Die große Frage, die über allem schwebt, ist aber, ob mit dem Ancien Regime auch die Macht von Bayaz erschüttert ist oder ob der einst mächtige Magier noch zum Gegenschlag ausholt.
Klingen-Saga 10 ist das große Finale
Joe Abercrombie gibt in „Silberklingen“ darauf und auf viele andere Fragen eine Antwort. In den teilweise überraschenden Wendungen, die die Antworten enthüllen, zeigt sich auch, dass der in den beiden Vorgängern etwas vernachlässigte große Handlungsbogen unterschwellig da war. Mehr sei hier nicht verraten.

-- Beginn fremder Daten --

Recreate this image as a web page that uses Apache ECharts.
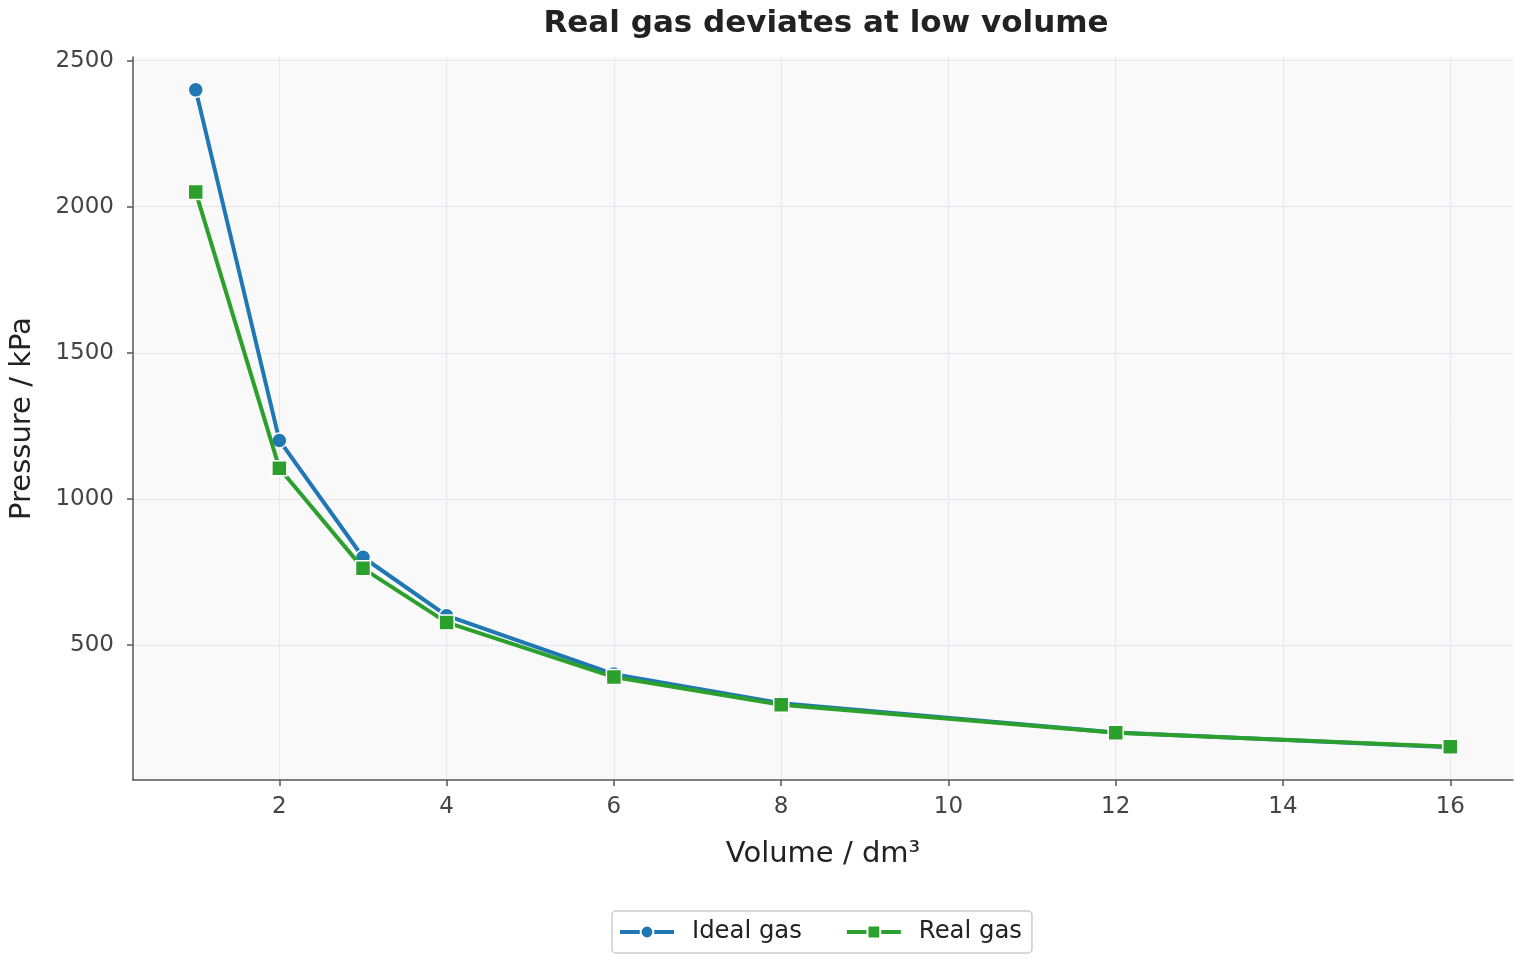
<!DOCTYPE html>
<html><head><meta charset="utf-8">
<script src="https://cdn.jsdelivr.net/npm/echarts@6/dist/echarts.min.js"></script>
<style>html,body{margin:0;padding:0;background:#fff}#c{width:1520px;height:960px}</style>
</head><body><div id="c"></div>
<script>
const volumes = [1, 2, 3, 4, 6, 8, 12, 16];
const idealGas = [2400, 1200, 800, 600, 400, 300, 200, 150];
const realGas = [2050, 1105, 762, 577, 390, 295, 199, 151];
const xTicks = [2, 4, 6, 8, 10, 12, 14, 16];
const yTicks = [500, 1000, 1500, 2000, 2500];

const chart = echarts.init(document.getElementById('c'));
const font = 'DejaVu Sans';
chart.setOption({
  backgroundColor: '#fff',
  animation: false,
  title: {
    text: 'Real gas deviates at low volume',
    left: 821, top: 3, textAlign: 'center',
    textStyle: {fontFamily: font, fontSize: 31, fontWeight: 'bold', color: '#222'}
  },
  legend: {
    bottom: 7, left: 612,
    data: ['Ideal gas', 'Real gas'],
    itemWidth: 54, itemHeight: 16, itemGap: 43,
    padding: [9, 10, 9, 6],
    borderColor: '#cccccc', borderWidth: 1.5, borderRadius: 4,
    lineStyle: {width: 4},
    textStyle: {fontFamily: font, fontSize: 24.3, color: '#222', padding: [0, 0, 0, 13]}
  },
  grid: {left: 131, right: 7, top: 57, bottom: 180, show: true, backgroundColor: '#f9f9fa', borderWidth: 0},
  xAxis: {
    type: 'value', min: 0.25, max: 16.75,
    name: 'Volume / dm³', nameLocation: 'middle', nameGap: 60,
    nameTextStyle: {fontFamily: font, fontSize: 29, color: '#222'},
    axisLine: {show: true, lineStyle: {color: '#555', width: 1.5}},
    axisTick: {show: true, length: 6, lineStyle: {color: '#555', width: 1.5}, customValues: xTicks},
    axisLabel: {fontFamily: font, fontSize: 23, color: '#444', margin: 16, customValues: xTicks,
      formatter: v => String(v)},
    splitLine: {show: true, lineStyle: {color: '#e5e7eb', width: 1}}
  },
  yAxis: {
    type: 'value', min: 37.5, max: 2512.5,
    name: 'Pressure / kPa', nameLocation: 'middle', nameGap: 96, nameRotate: 90,
    nameTextStyle: {fontFamily: font, fontSize: 29, color: '#222'},
    axisLine: {show: true, lineStyle: {color: '#555', width: 1.5}},
    axisTick: {show: true, length: 6, lineStyle: {color: '#555', width: 1.5}, customValues: yTicks},
    axisLabel: {fontFamily: font, fontSize: 23, color: '#444', margin: 19, customValues: yTicks,
      formatter: v => String(v)},
    splitLine: {show: true, lineStyle: {color: '#e5e7eb', width: 1}}
  },
  series: [
    {
      name: 'Ideal gas', type: 'line',
      data: volumes.map((v, i) => [v, idealGas[i]]),
      symbol: 'circle', symbolSize: 15,
      lineStyle: {color: '#1f77b4', width: 4},
      itemStyle: {color: '#1f77b4', borderColor: '#fff', borderWidth: 1.5},
      z: 2
    },
    {
      name: 'Real gas', type: 'line',
      data: volumes.map((v, i) => [v, realGas[i]]),
      symbol: 'rect', symbolSize: 15,
      lineStyle: {color: '#2ca02c', width: 4},
      itemStyle: {color: '#2ca02c', borderColor: '#fff', borderWidth: 1.5},
      z: 3
    }
  ]
});
</script></body></html>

Mit diesem grandiosen Finale, das alles enthält, was man an Komik und Dramatik erwarten und erhoffen kann, endet die zweite Trilogie der Klingen-Saga. Sie begann stark mit „Zauberklingen“, ließ in „Friedensklingen“ etwas nach, ehe sie mit „Silberklingen“ den Höhepunkt erreichte. Als Extra könnten noch vier Geschichten in einer Anthologie folgen. Weiteres aus der Klingen-Welt ist erst einmal nicht geplant. Zumindest vorerst wird sich Abercrombie einem völlig neuen Projekt widmen. Wann der nächste Roman, Arbeitstitel „The Devils“, erscheinen wird, ist noch offen.
„Silberklingen“ von Joe Abercrombie ist bei Heyne erschienen. Die Klappenbroschur-Ausgabe geht über 864 Seiten und kostet 17 Euro. Die Übersetzung des zehnten Romans der Klingen-Saga stammt von Kirsten Borchardt.